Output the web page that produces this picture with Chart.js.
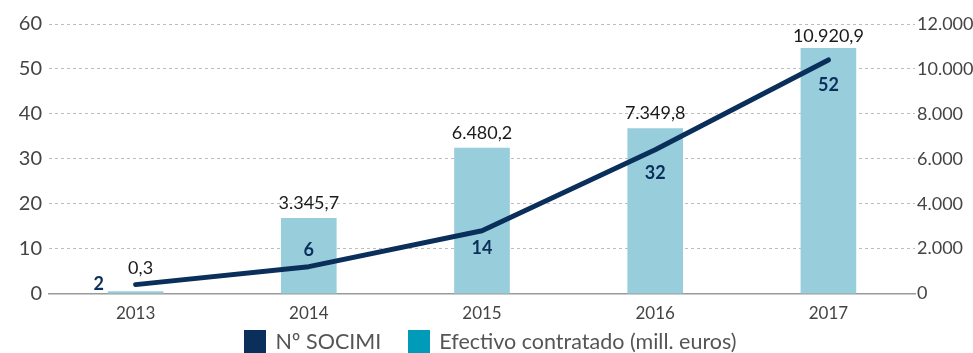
<!DOCTYPE html>
<html lang="es">
<head>
<meta charset="utf-8">
<title>SOCIMI</title>
<script src="https://cdn.jsdelivr.net/npm/chart.js@4"></script>
<style>
    html, body { margin: 0; padding: 0; background: #fff; overflow: hidden; }
    #wrap { position: relative; width: 973px; height: 353px; }
    #legend {
        position: absolute; left: 4px; top: 330px; width: 973px;
        display: flex; justify-content: center; gap: 27px;
        font-family: Lato, "Open Sans", sans-serif; font-size: 21.5px; color: #555;
        line-height: 23px;
    }
    #legend .item { display: flex; align-items: center; }
    #legend .swatch { width: 22px; height: 23px; margin-right: 9px; }
</style>
</head>
<body>
<div id="wrap">
    <canvas id="socimiChart"></canvas>
    <div id="legend"></div>
</div>
<script>
const years = ['2013', '2014', '2015', '2016', '2017'];
const numSocimi = [2, 6, 14, 32, 52];
const efectivo = [0.3, 3345.7, 6480.2, 7349.8, 10920.9];
const leftTicks = [0, 10, 20, 30, 40, 50, 60];
const rightTicks = [0, 2000, 4000, 6000, 8000, 10000, 12000];
const seriesNames = ['Nº SOCIMI', 'Efectivo contratado (mill. euros)'];

const NAVY = '#0b2f5b';
const BAR_BLUE = '#98cedc';
const LEGEND_TEAL = '#009bb9';
const FONT = 'Lato, "Open Sans", sans-serif';

// label nudges in px, one per year
const lineLabelShift = [[-37, 0], [0, -16], [0, 17], [0, 23], [0, 25]];
const barLabelShift = [[5, -23], [0, -15], [0, -15], [0, -15], [0, -12]];

// spanish number format: 10.920,9
function fmtEs(v, decimals) {
    let parts = v.toFixed(decimals).split('.');
    parts[0] = parts[0].replace(/\B(?=(\d{3})+(?!\d))/g, '.');
    return parts.join(',');
}

const valueLabels = {
    id: 'valueLabels',
    afterDatasetsDraw(chart) {
        const ctx = chart.ctx;
        ctx.save();
        ctx.textAlign = 'center';
        ctx.textBaseline = 'middle';

        const barMeta = chart.getDatasetMeta(1);
        ctx.font = '18px ' + FONT;
        ctx.fillStyle = '#1a1a1a';
        barMeta.data.forEach((bar, i) => {
            const s = barLabelShift[i];
            ctx.fillText(fmtEs(efectivo[i], 1), bar.x + s[0], bar.y + s[1]);
        });

        const lineMeta = chart.getDatasetMeta(0);
        ctx.font = 'bold 18px ' + FONT;
        ctx.fillStyle = NAVY;
        lineMeta.data.forEach((pt, i) => {
            const s = lineLabelShift[i];
            ctx.fillText(String(numSocimi[i]), pt.x + s[0], pt.y + s[1]);
        });
        ctx.restore();
    }
};

// legend as plain html under the plot
const legendEl = document.getElementById('legend');
[NAVY, LEGEND_TEAL].forEach((col, i) => {
    const item = document.createElement('span');
    item.className = 'item';
    item.innerHTML = `<span class="swatch" style="background:${col}"></span>${seriesNames[i]}`;
    legendEl.appendChild(item);
});

new Chart(document.getElementById('socimiChart'), {
    data: {
        labels: years,
        datasets: [
            {
                type: 'line',
                label: seriesNames[0],
                data: numSocimi,
                yAxisID: 'y',
                borderColor: NAVY,
                backgroundColor: NAVY,
                borderWidth: 5,
                borderCapStyle: 'round',
                borderJoinStyle: 'round',
                pointRadius: 0,
                tension: 0,
                order: 0
            },
            {
                type: 'bar',
                label: seriesNames[1],
                data: efectivo,
                yAxisID: 'y1',
                backgroundColor: BAR_BLUE,
                barThickness: 55,
                minBarLength: 2,
                order: 1
            }
        ]
    },
    options: {
        responsive: true,
        maintainAspectRatio: false,
        animation: false,
        layout: { padding: { top: 24, left: 0, right: 0, bottom: 19 } },
        plugins: {
            tooltip: { enabled: false },
            legend: { display: false }
        },
        scales: {
            x: {
                offset: true,
                grid: { display: false, drawTicks: false },
                border: { display: true, color: '#9a9a9a', width: 1.5 },
                ticks: { color: '#444', font: { family: FONT, size: 17 }, padding: 10 }
            },
            y: {
                position: 'left',
                min: 0,
                max: 60,
                afterBuildTicks: axis => { axis.ticks = leftTicks.map(v => ({ value: v })); },
                afterFit: axis => { axis.width = 49; },
                grid: {
                    drawTicks: false,
                    color: c => c.tick && c.tick.value === 0 ? 'transparent' : '#bdbdbd',
                    lineWidth: 1
                },
                border: { display: false, dash: [3, 3] },
                ticks: { color: '#444', font: { family: FONT, size: 20 }, padding: 7 }
            },
            y1: {
                position: 'right',
                min: 0,
                max: 12000,
                afterBuildTicks: axis => { axis.ticks = rightTicks.map(v => ({ value: v })); },
                afterFit: axis => { axis.width = 58; },
                grid: { display: false, drawTicks: false },
                border: { display: false },
                ticks: {
                    color: '#444',
                    font: { family: FONT, size: 18 },
                    padding: 2,
                    callback: v => fmtEs(v, 0)
                }
            }
        }
    },
    plugins: [valueLabels]
});
</script>
</body>
</html>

————

The request
Copy every line of the data exactly as written, excluding the pictures.

Output below
Output the web page that produces this picture with Chart.js.
<!DOCTYPE html>
<html lang="es">
<head>
<meta charset="utf-8">
<title>SOCIMI</title>
<script src="https://cdn.jsdelivr.net/npm/chart.js@4"></script>
<style>
    html, body { margin: 0; padding: 0; background: #fff; overflow: hidden; }
    #wrap { position: relative; width: 973px; height: 353px; }
    #legend {
        position: absolute; left: 4px; top: 330px; width: 973px;
        display: flex; justify-content: center; gap: 27px;
        font-family: Lato, "Open Sans", sans-serif; font-size: 21.5px; color: #555;
        line-height: 23px;
    }
    #legend .item { display: flex; align-items: center; }
    #legend .swatch { width: 22px; height: 23px; margin-right: 9px; }
</style>
</head>
<body>
<div id="wrap">
    <canvas id="socimiChart"></canvas>
    <div id="legend"></div>
</div>
<script>
const years = ['2013', '2014', '2015', '2016', '2017'];
const numSocimi = [2, 6, 14, 32, 52];
const efectivo = [0.3, 3345.7, 6480.2, 7349.8, 10920.9];
const leftTicks = [0, 10, 20, 30, 40, 50, 60];
const rightTicks = [0, 2000, 4000, 6000, 8000, 10000, 12000];
const seriesNames = ['Nº SOCIMI', 'Efectivo contratado (mill. euros)'];

const NAVY = '#0b2f5b';
const BAR_BLUE = '#98cedc';
const LEGEND_TEAL = '#009bb9';
const FONT = 'Lato, "Open Sans", sans-serif';

// label nudges in px, one per year
const lineLabelShift = [[-37, 0], [0, -16], [0, 17], [0, 23], [0, 25]];
const barLabelShift = [[5, -23], [0, -15], [0, -15], [0, -15], [0, -12]];

// spanish number format: 10.920,9
function fmtEs(v, decimals) {
    let parts = v.toFixed(decimals).split('.');
    parts[0] = parts[0].replace(/\B(?=(\d{3})+(?!\d))/g, '.');
    return parts.join(',');
}

const valueLabels = {
    id: 'valueLabels',
    afterDatasetsDraw(chart) {
        const ctx = chart.ctx;
        ctx.save();
        ctx.textAlign = 'center';
        ctx.textBaseline = 'middle';

        const barMeta = chart.getDatasetMeta(1);
        ctx.font = '18px ' + FONT;
        ctx.fillStyle = '#1a1a1a';
        barMeta.data.forEach((bar, i) => {
            const s = barLabelShift[i];
            ctx.fillText(fmtEs(efectivo[i], 1), bar.x + s[0], bar.y + s[1]);
        });

        const lineMeta = chart.getDatasetMeta(0);
        ctx.font = 'bold 18px ' + FONT;
        ctx.fillStyle = NAVY;
        lineMeta.data.forEach((pt, i) => {
            const s = lineLabelShift[i];
            ctx.fillText(String(numSocimi[i]), pt.x + s[0], pt.y + s[1]);
        });
        ctx.restore();
    }
};

// legend as plain html under the plot
const legendEl = document.getElementById('legend');
[NAVY, LEGEND_TEAL].forEach((col, i) => {
    const item = document.createElement('span');
    item.className = 'item';
    item.innerHTML = `<span class="swatch" style="background:${col}"></span>${seriesNames[i]}`;
    legendEl.appendChild(item);
});

new Chart(document.getElementById('socimiChart'), {
    data: {
        labels: years,
        datasets: [
            {
                type: 'line',
                label: seriesNames[0],
                data: numSocimi,
                yAxisID: 'y',
                borderColor: NAVY,
                backgroundColor: NAVY,
                borderWidth: 5,
                borderCapStyle: 'round',
                borderJoinStyle: 'round',
                pointRadius: 0,
                tension: 0,
                order: 0
            },
            {
                type: 'bar',
                label: seriesNames[1],
                data: efectivo,
                yAxisID: 'y1',
                backgroundColor: BAR_BLUE,
                barThickness: 55,
                minBarLength: 2,
                order: 1
            }
        ]
    },
    options: {
        responsive: true,
        maintainAspectRatio: false,
        animation: false,
        layout: { padding: { top: 24, left: 0, right: 0, bottom: 19 } },
        plugins: {
            tooltip: { enabled: false },
            legend: { display: false }
        },
        scales: {
            x: {
                offset: true,
                grid: { display: false, drawTicks: false },
                border: { display: true, color: '#9a9a9a', width: 1.5 },
                ticks: { color: '#444', font: { family: FONT, size: 17 }, padding: 10 }
            },
            y: {
                position: 'left',
                min: 0,
                max: 60,
                afterBuildTicks: axis => { axis.ticks = leftTicks.map(v => ({ value: v })); },
                afterFit: axis => { axis.width = 49; },
                grid: {
                    drawTicks: false,
                    color: c => c.tick && c.tick.value === 0 ? 'transparent' : '#bdbdbd',
                    lineWidth: 1
                },
                border: { display: false, dash: [3, 3] },
                ticks: { color: '#444', font: { family: FONT, size: 20 }, padding: 7 }
            },
            y1: {
                position: 'right',
                min: 0,
                max: 12000,
                afterBuildTicks: axis => { axis.ticks = rightTicks.map(v => ({ value: v })); },
                afterFit: axis => { axis.width = 58; },
                grid: { display: false, drawTicks: false },
                border: { display: false },
                ticks: {
                    color: '#444',
                    font: { family: FONT, size: 18 },
                    padding: 2,
                    callback: v => fmtEs(v, 0)
                }
            }
        }
    },
    plugins: [valueLabels]
});
</script>
</body>
</html>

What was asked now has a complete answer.